● **What is asked**
Reproduce the full listing that appears beneath this instruction exactly.

● **Material**
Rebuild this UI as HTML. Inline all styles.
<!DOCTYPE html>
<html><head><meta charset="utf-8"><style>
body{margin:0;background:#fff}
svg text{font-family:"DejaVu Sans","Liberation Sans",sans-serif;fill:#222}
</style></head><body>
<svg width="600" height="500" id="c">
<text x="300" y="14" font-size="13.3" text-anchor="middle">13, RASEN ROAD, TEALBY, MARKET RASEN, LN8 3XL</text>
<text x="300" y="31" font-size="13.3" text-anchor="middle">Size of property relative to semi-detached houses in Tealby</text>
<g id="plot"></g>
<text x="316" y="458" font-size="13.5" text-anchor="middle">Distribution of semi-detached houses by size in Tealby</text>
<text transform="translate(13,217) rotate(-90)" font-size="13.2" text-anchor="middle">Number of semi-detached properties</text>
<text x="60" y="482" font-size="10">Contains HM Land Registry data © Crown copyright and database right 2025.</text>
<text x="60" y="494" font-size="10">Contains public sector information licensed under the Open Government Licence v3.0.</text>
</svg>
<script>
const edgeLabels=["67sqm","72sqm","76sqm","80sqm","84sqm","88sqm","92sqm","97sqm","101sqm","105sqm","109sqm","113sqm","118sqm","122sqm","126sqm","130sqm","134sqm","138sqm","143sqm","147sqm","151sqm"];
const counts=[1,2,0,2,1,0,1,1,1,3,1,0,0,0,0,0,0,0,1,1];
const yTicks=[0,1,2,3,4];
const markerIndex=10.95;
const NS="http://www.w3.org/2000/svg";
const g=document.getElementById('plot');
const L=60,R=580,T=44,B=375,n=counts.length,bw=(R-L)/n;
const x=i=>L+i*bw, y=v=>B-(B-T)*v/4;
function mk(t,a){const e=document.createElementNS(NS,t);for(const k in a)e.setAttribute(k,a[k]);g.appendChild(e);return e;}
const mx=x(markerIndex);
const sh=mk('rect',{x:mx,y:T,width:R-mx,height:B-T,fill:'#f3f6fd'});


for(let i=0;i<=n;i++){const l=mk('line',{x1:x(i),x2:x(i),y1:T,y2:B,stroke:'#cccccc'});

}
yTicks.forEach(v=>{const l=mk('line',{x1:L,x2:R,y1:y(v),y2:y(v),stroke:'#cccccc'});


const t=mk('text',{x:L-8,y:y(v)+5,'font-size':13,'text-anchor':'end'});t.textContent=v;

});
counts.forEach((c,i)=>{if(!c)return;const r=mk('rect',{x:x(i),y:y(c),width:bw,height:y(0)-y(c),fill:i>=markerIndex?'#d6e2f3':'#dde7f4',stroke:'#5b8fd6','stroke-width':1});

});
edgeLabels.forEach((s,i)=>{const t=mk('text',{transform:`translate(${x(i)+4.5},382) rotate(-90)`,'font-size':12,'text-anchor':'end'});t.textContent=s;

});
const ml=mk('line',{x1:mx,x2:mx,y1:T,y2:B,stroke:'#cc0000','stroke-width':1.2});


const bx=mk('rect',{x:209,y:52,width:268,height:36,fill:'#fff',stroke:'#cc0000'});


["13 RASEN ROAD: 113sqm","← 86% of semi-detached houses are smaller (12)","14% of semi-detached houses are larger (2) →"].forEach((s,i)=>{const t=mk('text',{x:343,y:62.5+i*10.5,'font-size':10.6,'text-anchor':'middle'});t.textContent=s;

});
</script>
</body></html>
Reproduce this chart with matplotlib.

● **Correct output**
Rebuild this UI as HTML. Inline all styles.
<!DOCTYPE html>
<html><head><meta charset="utf-8"><style>
body{margin:0;background:#fff}
svg text{font-family:"DejaVu Sans","Liberation Sans",sans-serif;fill:#222}
</style></head><body>
<svg width="600" height="500" id="c">
<text x="300" y="14" font-size="13.3" text-anchor="middle">13, RASEN ROAD, TEALBY, MARKET RASEN, LN8 3XL</text>
<text x="300" y="31" font-size="13.3" text-anchor="middle">Size of property relative to semi-detached houses in Tealby</text>
<g id="plot"></g>
<text x="316" y="458" font-size="13.5" text-anchor="middle">Distribution of semi-detached houses by size in Tealby</text>
<text transform="translate(13,217) rotate(-90)" font-size="13.2" text-anchor="middle">Number of semi-detached properties</text>
<text x="60" y="482" font-size="10">Contains HM Land Registry data © Crown copyright and database right 2025.</text>
<text x="60" y="494" font-size="10">Contains public sector information licensed under the Open Government Licence v3.0.</text>
</svg>
<script>
const edgeLabels=["67sqm","72sqm","76sqm","80sqm","84sqm","88sqm","92sqm","97sqm","101sqm","105sqm","109sqm","113sqm","118sqm","122sqm","126sqm","130sqm","134sqm","138sqm","143sqm","147sqm","151sqm"];
const counts=[1,2,0,2,1,0,1,1,1,3,1,0,0,0,0,0,0,0,1,1];
const yTicks=[0,1,2,3,4];
const markerIndex=10.95;
const NS="http://www.w3.org/2000/svg";
const g=document.getElementById('plot');
const L=60,R=580,T=44,B=375,n=counts.length,bw=(R-L)/n;
const x=i=>L+i*bw, y=v=>B-(B-T)*v/4;
function mk(t,a){const e=document.createElementNS(NS,t);for(const k in a)e.setAttribute(k,a[k]);g.appendChild(e);return e;}
const mx=x(markerIndex);
const sh=mk('rect',{x:mx,y:T,width:R-mx,height:B-T,fill:'#f3f6fd'});


for(let i=0;i<=n;i++){const l=mk('line',{x1:x(i),x2:x(i),y1:T,y2:B,stroke:'#cccccc'});

}
yTicks.forEach(v=>{const l=mk('line',{x1:L,x2:R,y1:y(v),y2:y(v),stroke:'#cccccc'});


const t=mk('text',{x:L-8,y:y(v)+5,'font-size':13,'text-anchor':'end'});t.textContent=v;

});
counts.forEach((c,i)=>{if(!c)return;const r=mk('rect',{x:x(i),y:y(c),width:bw,height:y(0)-y(c),fill:i>=markerIndex?'#d6e2f3':'#dde7f4',stroke:'#5b8fd6','stroke-width':1});

});
edgeLabels.forEach((s,i)=>{const t=mk('text',{transform:`translate(${x(i)+4.5},382) rotate(-90)`,'font-size':12,'text-anchor':'end'});t.textContent=s;

});
const ml=mk('line',{x1:mx,x2:mx,y1:T,y2:B,stroke:'#cc0000','stroke-width':1.2});


const bx=mk('rect',{x:209,y:52,width:268,height:36,fill:'#fff',stroke:'#cc0000'});


["13 RASEN ROAD: 113sqm","← 86% of semi-detached houses are smaller (12)","14% of semi-detached houses are larger (2) →"].forEach((s,i)=>{const t=mk('text',{x:343,y:62.5+i*10.5,'font-size':10.6,'text-anchor':'middle'});t.textContent=s;

});
</script>
</body></html>
Reproduce this chart with matplotlib.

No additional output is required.